Abdullah YILMAZ – 23 Ekim 2024
İletişim araçlarının yaygınlaşmasıyla beraber lüzumlu lüzumsuz her türlü haber ve havadis gündemimize rahatça düşüyor. Bu haberler bizleri kah güldürüyor, kah üzüyor. Ancak son zamanlarda üzüntünün ötesinde kahreden haberleri de sıkça görür olduk.
Dünyada imtihan için bulunduğumuzun farkındayım. Kendi imtihanımızı yaşamanın dışında başkalarının yaptıkları üzerinden de imtihana tabi tutuluyoruz. İnsanız ve etrafımızda olan bitenden de etkileniyoruz. Üzülüyoruz, kaygılanıyoruz, korkuyoruz, kızıyoruz, feryat ediyoruz, isyan ediyoruz. Daha kötüsü olmaz diyoruz ama bir sonraki levelde önceki yaşadığımızın daha kötüsüyle karşılaşıyoruz!
Boğazı kesilerek öldürülen genç hanımın şokunu henüz atlatamamışken, göz aydınlığımız bebeklerimizin küçücük canları üzerinden dönen pis ticaret gündemimize düşüyor. Ateş düştüğü yeri yakıyor da biz de insanız, bizi de yakıyor veya yakmalı! Ya da şöyle ifade edelim; ateş, tam da bizim bağrımıza düşüyor. Millet olmak, ümmet olmak bunu gerektirmiyor mu? İnsanız ya hu! İnsan olmak bunu gerektirmiyor mu?

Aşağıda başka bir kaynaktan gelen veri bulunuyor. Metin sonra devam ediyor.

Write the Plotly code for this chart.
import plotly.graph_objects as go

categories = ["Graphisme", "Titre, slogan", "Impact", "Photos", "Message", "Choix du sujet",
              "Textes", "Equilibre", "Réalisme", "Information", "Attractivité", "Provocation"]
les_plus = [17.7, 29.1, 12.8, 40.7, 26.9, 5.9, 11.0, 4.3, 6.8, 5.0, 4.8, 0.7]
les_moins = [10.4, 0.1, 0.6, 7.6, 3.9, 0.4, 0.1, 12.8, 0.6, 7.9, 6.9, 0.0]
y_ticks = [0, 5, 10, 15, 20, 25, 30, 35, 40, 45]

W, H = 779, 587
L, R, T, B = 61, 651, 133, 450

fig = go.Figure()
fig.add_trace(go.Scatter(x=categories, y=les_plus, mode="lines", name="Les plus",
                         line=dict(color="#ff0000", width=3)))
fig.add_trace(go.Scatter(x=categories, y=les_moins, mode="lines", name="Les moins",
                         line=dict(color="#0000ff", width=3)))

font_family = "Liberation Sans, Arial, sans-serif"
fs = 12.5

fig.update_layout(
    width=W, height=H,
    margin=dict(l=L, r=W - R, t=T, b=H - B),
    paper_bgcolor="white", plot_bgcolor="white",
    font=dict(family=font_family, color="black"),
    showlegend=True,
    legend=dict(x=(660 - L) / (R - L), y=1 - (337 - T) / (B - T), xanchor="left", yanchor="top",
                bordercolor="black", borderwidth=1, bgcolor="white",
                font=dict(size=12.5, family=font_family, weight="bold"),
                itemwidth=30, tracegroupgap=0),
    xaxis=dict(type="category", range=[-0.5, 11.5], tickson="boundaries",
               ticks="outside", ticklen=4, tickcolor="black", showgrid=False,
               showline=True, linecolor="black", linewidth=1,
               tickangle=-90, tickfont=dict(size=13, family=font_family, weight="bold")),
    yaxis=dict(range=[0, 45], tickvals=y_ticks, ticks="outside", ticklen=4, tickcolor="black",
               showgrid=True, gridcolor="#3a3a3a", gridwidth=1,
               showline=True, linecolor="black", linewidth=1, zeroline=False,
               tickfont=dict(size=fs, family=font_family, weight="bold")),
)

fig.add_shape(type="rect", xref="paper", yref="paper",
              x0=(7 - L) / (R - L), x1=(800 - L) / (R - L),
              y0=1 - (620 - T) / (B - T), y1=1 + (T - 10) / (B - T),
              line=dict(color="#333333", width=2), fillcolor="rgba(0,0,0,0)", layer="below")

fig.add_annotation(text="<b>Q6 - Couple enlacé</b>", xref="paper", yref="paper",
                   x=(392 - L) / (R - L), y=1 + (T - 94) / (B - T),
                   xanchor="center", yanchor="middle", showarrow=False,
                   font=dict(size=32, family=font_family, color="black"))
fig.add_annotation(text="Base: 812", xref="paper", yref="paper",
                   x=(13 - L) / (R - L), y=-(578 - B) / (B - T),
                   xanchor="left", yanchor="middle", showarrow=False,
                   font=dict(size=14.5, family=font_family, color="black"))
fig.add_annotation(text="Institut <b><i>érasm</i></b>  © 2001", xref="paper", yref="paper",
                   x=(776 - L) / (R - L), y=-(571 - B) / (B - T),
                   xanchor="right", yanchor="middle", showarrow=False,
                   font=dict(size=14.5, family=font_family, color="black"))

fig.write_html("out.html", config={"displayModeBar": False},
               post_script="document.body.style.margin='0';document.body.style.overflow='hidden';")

Burası Müslüman bir toplum. İçinde iman kıpırtısı olan herkesi din kardeşimiz olarak görüyorum. Ayrıca aynı milletin parçasıyız ve dayanışma ruhumuzun diri olması gerekiyor.
Ama nedense iyilik niyetiyle oluşan dayanışma pek rağbet görmüyorken, kötülükler konusunda acayip şekilde organize olabiliyoruz. Çeteler, örgütler cirit atıyor. Kimse de “Allah’tan korkalım, bu yaptıklarımız insana yakışmaz, Allah bize gazab eder” demiyor!

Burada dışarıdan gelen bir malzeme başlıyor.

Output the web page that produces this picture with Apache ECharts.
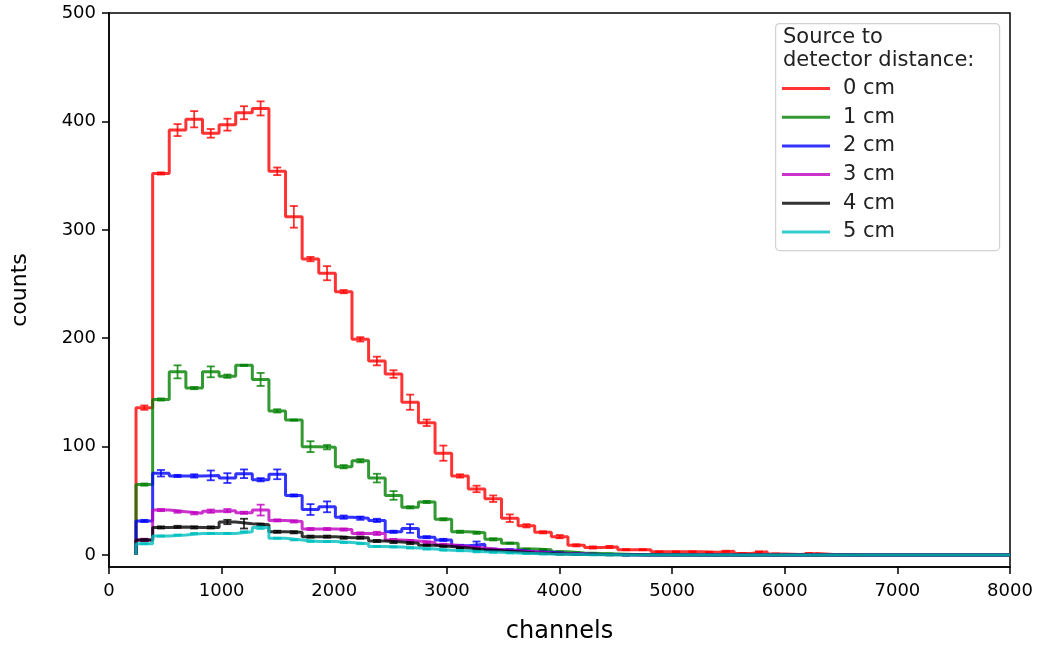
<!DOCTYPE html>
<html>
<head>
<meta charset="utf-8">
<script src="https://cdn.jsdelivr.net/npm/echarts@6/dist/echarts.min.js"></script>
<style>
html,body{margin:0;padding:0;background:#fff;}
#chart{width:1043px;height:650px;}
</style>
</head>
<body>
<div id="chart"></div>
<script>
// Histogram bin edges (channels)
const EDGES = [240, 387.5, 535, 682.5, 830, 977.5, 1125, 1272.5, 1420, 1567.5,
  1715, 1862.5, 2010, 2157.5, 2305, 2452.5, 2600, 2747.5, 2895, 3042.5,
  3190, 3337.5, 3485, 3632.5, 3780, 3927.5, 4075, 4222.5, 4370, 4517.5,
  4665, 4812.5, 4960, 5107.5, 5255, 5402.5, 5550, 5697.5, 5845, 5992.5,
  6140, 6287.5, 6435, 6582.5, 6730, 6877.5, 7025, 7172.5, 7320, 7467.5,
  7615, 7762.5, 7910, 8000];

const NAMES = ['0 cm', '1 cm', '2 cm', '3 cm', '4 cm', '5 cm'];
const COLORS = ['rgba(255,0,0,0.8)', 'rgba(0,128,0,0.8)', 'rgba(0,0,255,0.8)',
  'rgba(191,0,191,0.8)', 'rgba(0,0,0,0.8)', 'rgba(0,191,191,0.8)'];

// counts per bin
const counts0cm = [136, 352, 392, 402, 389, 397, 408, 412, 354, 312,
  273, 260, 243, 199, 179, 167, 141, 122, 94, 73,
  61, 52, 34, 27, 21, 17, 9, 7, 7.5, 5,
  5, 3, 3, 3, 2.5, 3.5, 1.5, 3, 1, 0.5,
  1.5, 0.5, 0.5, 0, 0, 0, 0, 0, 0, 0, 0, 0, 0];
const err0cm = [2, 1, 5.5, 7.5, 4, 5.5, 6, 6.5, 3.5, 10,
  2, 6.5, 1.5, 2, 4, 3.5, 7, 3, 7, 1.5,
  3, 3, 3.5, 1.5, 1, 1.5, 1, 1, 1, 0.5,
  0.5, 0.5, 0.5, 0.5, 0.5, 0.5, 0.5, 0.5, 0.5, 0.5,
  0.5, 0.5, 0.5, 0, 0, 0, 0, 0, 0, 0, 0, 0, 0];

const counts1cm = [65, 143.5, 169, 154, 169, 165, 175, 162, 133, 124.5,
  100, 99.5, 81.5, 87, 71, 55, 44, 49, 33, 21.5,
  20.5, 14.5, 11, 5.5, 5, 3, 2, 1.5, 1, 0.5,
  0.5, 0.5, 0.3, 0, 0, 0, 0, 0, 0, 0,
  0, 0, 0, 0, 0, 0, 0, 0, 0, 0, 0, 0, 0];
const err1cm = [1, 1, 6, 1, 5, 1.5, 0.5, 6, 1.5, 0.5,
  5, 2, 1.5, 1.5, 4, 4, 1, 1, 1, 1,
  1, 1, 0.5, 0.5, 0.5, 0.5, 0.5, 0.5, 0.5, 0.5,
  0.5, 0.5, 0.5, 0, 0, 0, 0, 0, 0, 0,
  0, 0, 0, 0, 0, 0, 0, 0, 0, 0, 0, 0, 0];

const counts2cm = [31.5, 75.5, 73, 73, 73.5, 71, 75, 69.5, 74.5, 55,
  42, 44.5, 35, 34, 32, 21.5, 24.5, 16.5, 14, 8.5,
  10, 5, 4.5, 3, 2.5, 1.5, 1, 0.5, 0.5, 0.3,
  0, 0, 0, 0, 0, 0, 0, 0, 0, 0,
  0, 0, 0, 0, 0, 0, 0, 0, 0, 0, 0, 0, 0];
const err2cm = [1, 3, 1, 1.5, 4.5, 4.5, 4, 1.5, 4.5, 1,
  5, 5, 1.5, 1.5, 1.5, 1, 4, 1, 1, 1,
  2.5, 1, 1, 0.5, 0.5, 0.5, 0.5, 0.5, 0.5, 0.5,
  0, 0, 0, 0, 0, 0, 0, 0, 0, 0,
  0, 0, 0, 0, 0, 0, 0, 0, 0, 0, 0, 0, 0];

const counts3cm = [14, 41.5, 40, 38.5, 40.5, 41, 39, 41.5, 32, 31,
  24, 24, 23.5, 20, 20, 14, 13, 11.5, 9.5, 8,
  6.5, 5, 4, 3, 2, 1.5, 1, 0.5, 0.5, 0.3,
  0, 0, 0, 0, 0, 0, 0, 0, 0, 0,
  0, 0, 0, 0, 0, 0, 0, 0, 0, 0, 0, 0, 0];
const err3cm = [1, 1, 1, 1, 1.5, 1.5, 1, 5, 1, 1,
  1, 1, 1, 1, 1.5, 1, 1, 1, 1, 0.5,
  0.5, 0.5, 0.5, 0.5, 0.5, 0.5, 0.5, 0.5, 0.5, 0.5,
  0, 0, 0, 0, 0, 0, 0, 0, 0, 0,
  0, 0, 0, 0, 0, 0, 0, 0, 0, 0, 0, 0, 0];

const counts4cm = [14, 25.5, 26, 25.5, 25.5, 30.5, 29, 28, 21.5, 21,
  17, 17, 16, 16, 13, 12, 11, 9, 8, 6.5,
  5, 4, 3, 2, 1.5, 1, 0.5, 0.5, 0.3, 0.2,
  0, 0, 0, 0, 0, 0, 0, 0, 0, 0,
  0, 0, 0, 0, 0, 0, 0, 0, 0, 0, 0, 0, 0];
const err4cm = [1, 1, 1, 1, 1, 2, 4.5, 1, 1, 1,
  1, 1, 1, 1, 1, 1, 1, 0.5, 0.5, 0.5,
  0.5, 0.5, 0.5, 0.5, 0.5, 0.5, 0.5, 0.5, 0.5, 0.5,
  0, 0, 0, 0, 0, 0, 0, 0, 0, 0,
  0, 0, 0, 0, 0, 0, 0, 0, 0, 0, 0, 0, 0];

const counts5cm = [10.5, 17.5, 18.5, 20, 20, 20, 21.5, 25.5, 15.5, 14,
  12.5, 12.5, 11.5, 10.5, 8, 7.5, 6.5, 5.5, 4.5, 4,
  3, 2.5, 2, 1.5, 1, 0.8, 0.5, 0.3, 0.2, 0.1,
  0, 0, 0, 0, 0, 0, 0, 0, 0, 0,
  0, 0, 0, 0, 0, 0, 0, 0, 0, 0, 0, 0, 0];
const err5cm = [0.5, 0.5, 0.5, 0.5, 0.5, 0.5, 0.5, 1.5, 0.5, 0.5,
  0.5, 0.5, 0.5, 0.5, 0.5, 0.5, 0.5, 0.5, 0.5, 0.5,
  0.5, 0.5, 0.5, 0.5, 0.5, 0.5, 0.5, 0.5, 0.5, 0.5,
  0, 0, 0, 0, 0, 0, 0, 0, 0, 0,
  0, 0, 0, 0, 0, 0, 0, 0, 0, 0, 0, 0, 0];

const X_TICKS = [0, 1000, 2000, 3000, 4000, 5000, 6000, 7000, 8000];
const Y_TICKS = [0, 100, 200, 300, 400, 500];

const COUNTS = [counts0cm, counts1cm, counts2cm, counts3cm, counts4cm, counts5cm];
const ERRS = [err0cm, err1cm, err2cm, err3cm, err4cm, err5cm];

const FONT = 'DejaVu Sans';

function stepData(vals) {
  const d = [[EDGES[0], 0]];
  for (let i = 0; i < vals.length; i++) d.push([EDGES[i], vals[i]]);
  d.push([EDGES[EDGES.length - 1], vals[vals.length - 1]]);
  return d;
}
function errData(vals, errs) {
  const d = [];
  for (let i = 0; i < vals.length; i++) {
    if (vals[i] > 0) d.push([(EDGES[i] + EDGES[i + 1]) / 2, vals[i], errs[i]]);
  }
  return d;
}
function makeErrRender(color) {
  return function (params, api) {
    const x = api.value(0), y = api.value(1), e = api.value(2);
    const top = api.coord([x, y + e]);
    const bot = api.coord([x, y - e]);
    const cap = 4;
    const st = { stroke: color, lineWidth: 1.8 };
    return {
      type: 'group',
      children: [
        { type: 'line', shape: { x1: top[0], y1: top[1], x2: bot[0], y2: bot[1] }, style: st },
        { type: 'line', shape: { x1: top[0] - cap, y1: top[1], x2: top[0] + cap, y2: top[1] }, style: st },
        { type: 'line', shape: { x1: bot[0] - cap, y1: bot[1], x2: bot[0] + cap, y2: bot[1] }, style: st }
      ]
    };
  };
}

const series = [];
for (let k = 0; k < NAMES.length; k++) {
  series.push({
    name: NAMES[k],
    type: 'line',
    step: 'end',
    showSymbol: false,
    symbol: 'none',
    animation: false,
    color: COLORS[k],
    lineStyle: { color: COLORS[k], width: 3 },
    data: stepData(COUNTS[k])
  });
  series.push({
    name: NAMES[k] + ' err',
    type: 'custom',
    animation: false,
    renderItem: makeErrRender(COLORS[k]),
    data: errData(COUNTS[k], ERRS[k])
  });
}

const chart = echarts.init(document.getElementById('chart'), null, { renderer: 'canvas' });
chart.setOption({
  animation: false,
  backgroundColor: '#fff',
  textStyle: { fontFamily: FONT },
  grid: {
    left: 109, right: 33, top: 13, bottom: 83,
    show: true, borderColor: '#000', borderWidth: 1.5, backgroundColor: 'transparent'
  },
  xAxis: {
    type: 'value',
    min: 0, max: 8000, interval: 1000,
    name: 'channels',
    nameLocation: 'middle',
    nameGap: 53,
    nameTextStyle: { fontFamily: FONT, fontSize: 24, color: '#000' },
    axisLine: { onZero: false, lineStyle: { color: '#000', width: 1.5 } },
    axisTick: { show: true, length: 7, lineStyle: { color: '#000', width: 1.5 }, customValues: X_TICKS },
    axisLabel: { fontFamily: FONT, fontSize: 18, color: '#000', margin: 15, customValues: X_TICKS,
      formatter: function (v) { return String(v); } },
    splitLine: { show: false }
  },
  yAxis: {
    type: 'value',
    min: -11, max: 500,
    name: 'counts',
    nameLocation: 'middle',
    nameGap: 78,
    nameRotate: 90,
    nameTextStyle: { fontFamily: FONT, fontSize: 22, color: '#000' },
    axisLine: { onZero: false, lineStyle: { color: '#000', width: 1.5 } },
    axisTick: { show: true, length: 7, lineStyle: { color: '#000', width: 1.5 }, customValues: Y_TICKS },
    axisLabel: { fontFamily: FONT, fontSize: 18, color: '#000', margin: 13, customValues: Y_TICKS,
      formatter: function (v) { return String(v); } },
    splitLine: { show: false }
  },
  legend: {
    data: NAMES,
    orient: 'vertical',
    left: 782,
    top: 78,
    padding: 0,
    itemWidth: 48,
    itemHeight: 3,
    itemGap: 7.7,
    icon: 'rect',
    selectedMode: false,
    textStyle: { fontFamily: FONT, fontSize: 21, lineHeight: 21, color: '#222', padding: [0, 0, 0, 8] },
    z: 10
  },
  graphic: [
    {
      type: 'rect', left: 775, top: 23, z: 5,
      shape: { width: 224, height: 227, r: 4 },
      style: { fill: 'rgba(255,255,255,0.8)', stroke: 'rgba(204,204,204,0.9)', lineWidth: 1.2 }
    },
    {
      type: 'text', left: 783, top: 26, z: 11,
      style: { text: 'Source to\ndetector distance:', font: '21px "DejaVu Sans"', lineHeight: 23, fill: '#222' }
    }
  ],
  series: series
});
</script>
</body>
</html>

Zaten toplumu ihya etme niyetindeki insanların hiçbir itibarı yok. Adeta bu tip insanlar kendileri çalıp kendileri oynuyor! Örneğin hocalar; vaazlarda, hutbelerde nasihatler ediyor ama “boş konuşuyorsun hoca” niyetiyle dinliyoruz.
Peki Bizi Ne Durduracak?
Durmayız! Zira dünyanın yalancı nimetleri bizi esir almış durumda. Sadece para kazanmayı hedefe koymuş ve bunun için her şeyi yapma potansiyeli olan çağımız insanına hudut koymak ne mümkün! Hedefe ulaşmak için bebek de öldürebiliyor, devletin malına da göz dikebiliyor!

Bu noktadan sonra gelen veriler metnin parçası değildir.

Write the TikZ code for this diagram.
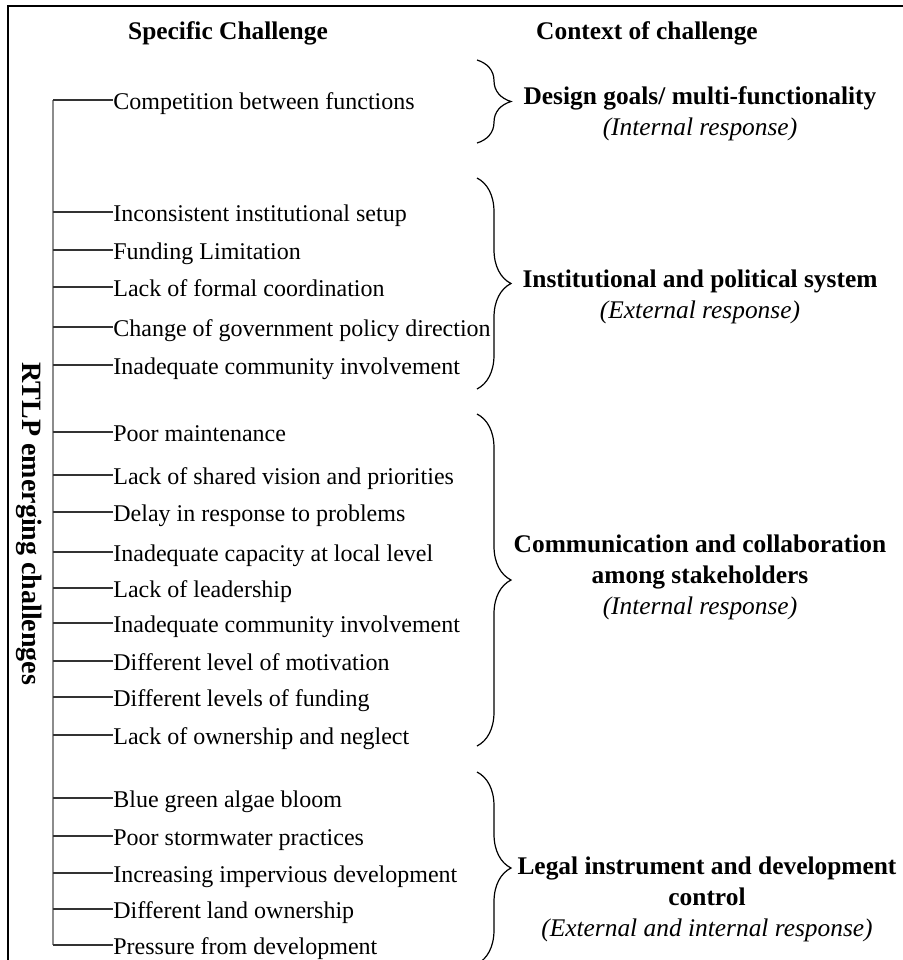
\documentclass[tikz,border=0pt]{standalone}
\usepackage{fontspec}
\setmainfont{Liberation Serif}
\usetikzlibrary{positioning, decorations.pathreplacing}

\begin{document}
\begin{tikzpicture}[
        x=0.5pt, y=-0.5pt,
        item/.style={
          anchor=west,
          inner sep=0pt,
          text height=9.4pt,
          text depth=0pt,
          font=\fontsize{12}{14}\selectfont
        },
        head/.style={
          inner sep=0pt,
          font=\fontsize{12.7}{15}\selectfont\bfseries
        },
        context/.style={
          align=center,
          inner sep=0pt,
          font=\fontsize{12.7}{15.5}\selectfont
        },
        tick/.style={
          draw=black!80,
          line width=0.6pt
        },
        trunk/.style={
          draw=black!45,
          line width=1.1pt
        },
        brace/.style={
          decorate,
          decoration={brace, amplitude=17pt, aspect=0.5},
          line width=0.6pt
        }
      ]
      \useasboundingbox (0,0) rectangle (903,960);
      \draw [line width=1pt] (8,6) rectangle (915,975);

      % Headings
      \node [head] (h1) at (228,33) {Specific Challenge};
      \node [head] (h2) at (647,33) {Context of challenge};

      % Root
      \node [head, rotate=-90, font=\fontsize{14}{16}\selectfont\bfseries] (root) at (29,524) {RTLP emerging challenges};
      \coordinate (trunk) at (53,0);

      % Challenges
      \node [item] (c1) at (113,100) {Competition between functions};
      \node [item] (c2) at (113,212) {Inconsistent institutional setup};
      \node [item] (c3) at (113,250) {Funding Limitation};
      \node [item] (c4) at (113,287) {Lack of formal coordination};
      \node [item] (c5) at (113,327) {Change of government policy direction};
      \node [item] (c6) at (113,365) {Inadequate community involvement};
      \node [item] (c7) at (113,432) {Poor maintenance};
      \node [item] (c8) at (113,475) {Lack of shared vision and priorities};
      \node [item] (c9) at (113,512) {Delay in response to problems};
      \node [item] (c10) at (113,552) {Inadequate capacity at local level};
      \node [item] (c11) at (113,588) {Lack of leadership};
      \node [item] (c12) at (113,623) {Inadequate community involvement};
      \node [item] (c13) at (113,661) {Different level of motivation};
      \node [item] (c14) at (113,697) {Different levels of funding};
      \node [item] (c15) at (113,735) {Lack of ownership and neglect};
      \node [item] (c16) at (113,798) {Blue green algae bloom};
      \node [item] (c17) at (113,836) {Poor stormwater practices};
      \node [item] (c18) at (113,873) {Increasing impervious development};
      \node [item] (c19) at (113,909) {Different land ownership};
      \node [item] (c20) at (113,945) {Pressure from development};

      % Tree
      \draw [trunk] (c1.west -| trunk) -- (c20.west -| trunk);
      \foreach \i in {1,...,20}
        \draw [tick] (c\i.west -| trunk) -- (c\i.west);

      % Contexts
      \node [context] (k1) at (700,114) {\textbf{Design goals/ multi-functionality}\\\textit{(Internal response)}};
      \node [context] (k2) at (700,297) {\textbf{Institutional and political system}\\\textit{(External response)}};
      \node [context] (k3) at (700,577) {\textbf{Communication and collaboration}\\\textbf{among stakeholders}\\\textit{(Internal response)}};
      \node [context] (k4) at (707,899) {\textbf{Legal instrument and development}\\\textbf{control}\\\textit{(External and internal response)}};

      % Braces
      \coordinate (b1t) at (477,60);  \coordinate (b1b) at (477,143);
      \coordinate (b2t) at (477,178); \coordinate (b2b) at (477,389);
      \coordinate (b3t) at (477,414); \coordinate (b3b) at (477,746);
      \coordinate (b4t) at (477,772); \coordinate (b4b) at (477,964);
      \draw [brace] (b1t) -- (b1b);
      \draw [brace] (b2t) -- (b2b);
      \draw [brace] (b3t) -- (b3b);
      \draw [brace] (b4t) -- (b4b);

    \end{tikzpicture}
\end{document}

Bu yaşadığımız olayları ne kadar kolay konuşuyoruz değil mi? Sıradan şeyler gibi. Film gibi. Bunların normalleşmesi de felaketimiz ama farkında değiliz!
Farkında olsak hep beraber morfin yemiş gibi uykuya dalar mıydık? Her şey gözümüzün önünde yaşandı. Yoğun bakımlarda dönen dolaplar hepimizin malumuydu ama nutkumuz tutulmuştu. Sağlık alanında yaşanan şeylere yorum dahi yapamayız zira! Gel derler geliriz, git derler gideriz. Her türlü azarı işitiriz gıkımız çıkmaz, çıkamaz! Bu alan kutsal ineğimizdir sorgulayamayız!
Sakın bu yazdıklarımdan acil servisleri basıp doktorları döven magandaları haklı çıkardığım sonucu çıkmasın. Onlara en ağır cezalar verilsin. Veya siyasi bir eleştiri derdinde de değilim. Devletimiz iyi niyetiyle her türlü imkanı önümüze sermiş, yeri geliyor dünyanın öbür ucundaki hasta vatandaşımız için uçak kaldırılıyor. Sorun insanlarda maalesef!
İsteğimiz herkesin insanca muamele görmesi. Normal bir vatandaş olarak hastaneye başvurmuş insana normal muamele yapılması, aşağılanmaması, yolunacak kaz gözüyle görülmemesi.
Herkesin Bildiği Gerçekler…
Bendeniz de herkes gibi sosyal hayatın içindeyim. Hastanelere işim düşüyor. Çok nadir de olsa özel hastaneye gitmek durumunda kalıyorum. Veya bu konuda mağduriyet yaşayan insanlardan duyduklarım oluyor. Gerçekten namusuyla hizmet veren özel hastane sayısı çok fazla değil. Eski Türkiye’de devlet hastaneleri civarında özel muayenehaneler vardı. Hastanedeki işinizi yürütebilmek için öncelikle oraya biraz para bayılmanız gerekiyordu. Bu aşamadan sonra işleriniz tıkır tıkır yürürdü, yoksa sürünürdünüz. Bu da para için insan sağlığıyla oynamaktır, bir nevi ahlaksızlıktır!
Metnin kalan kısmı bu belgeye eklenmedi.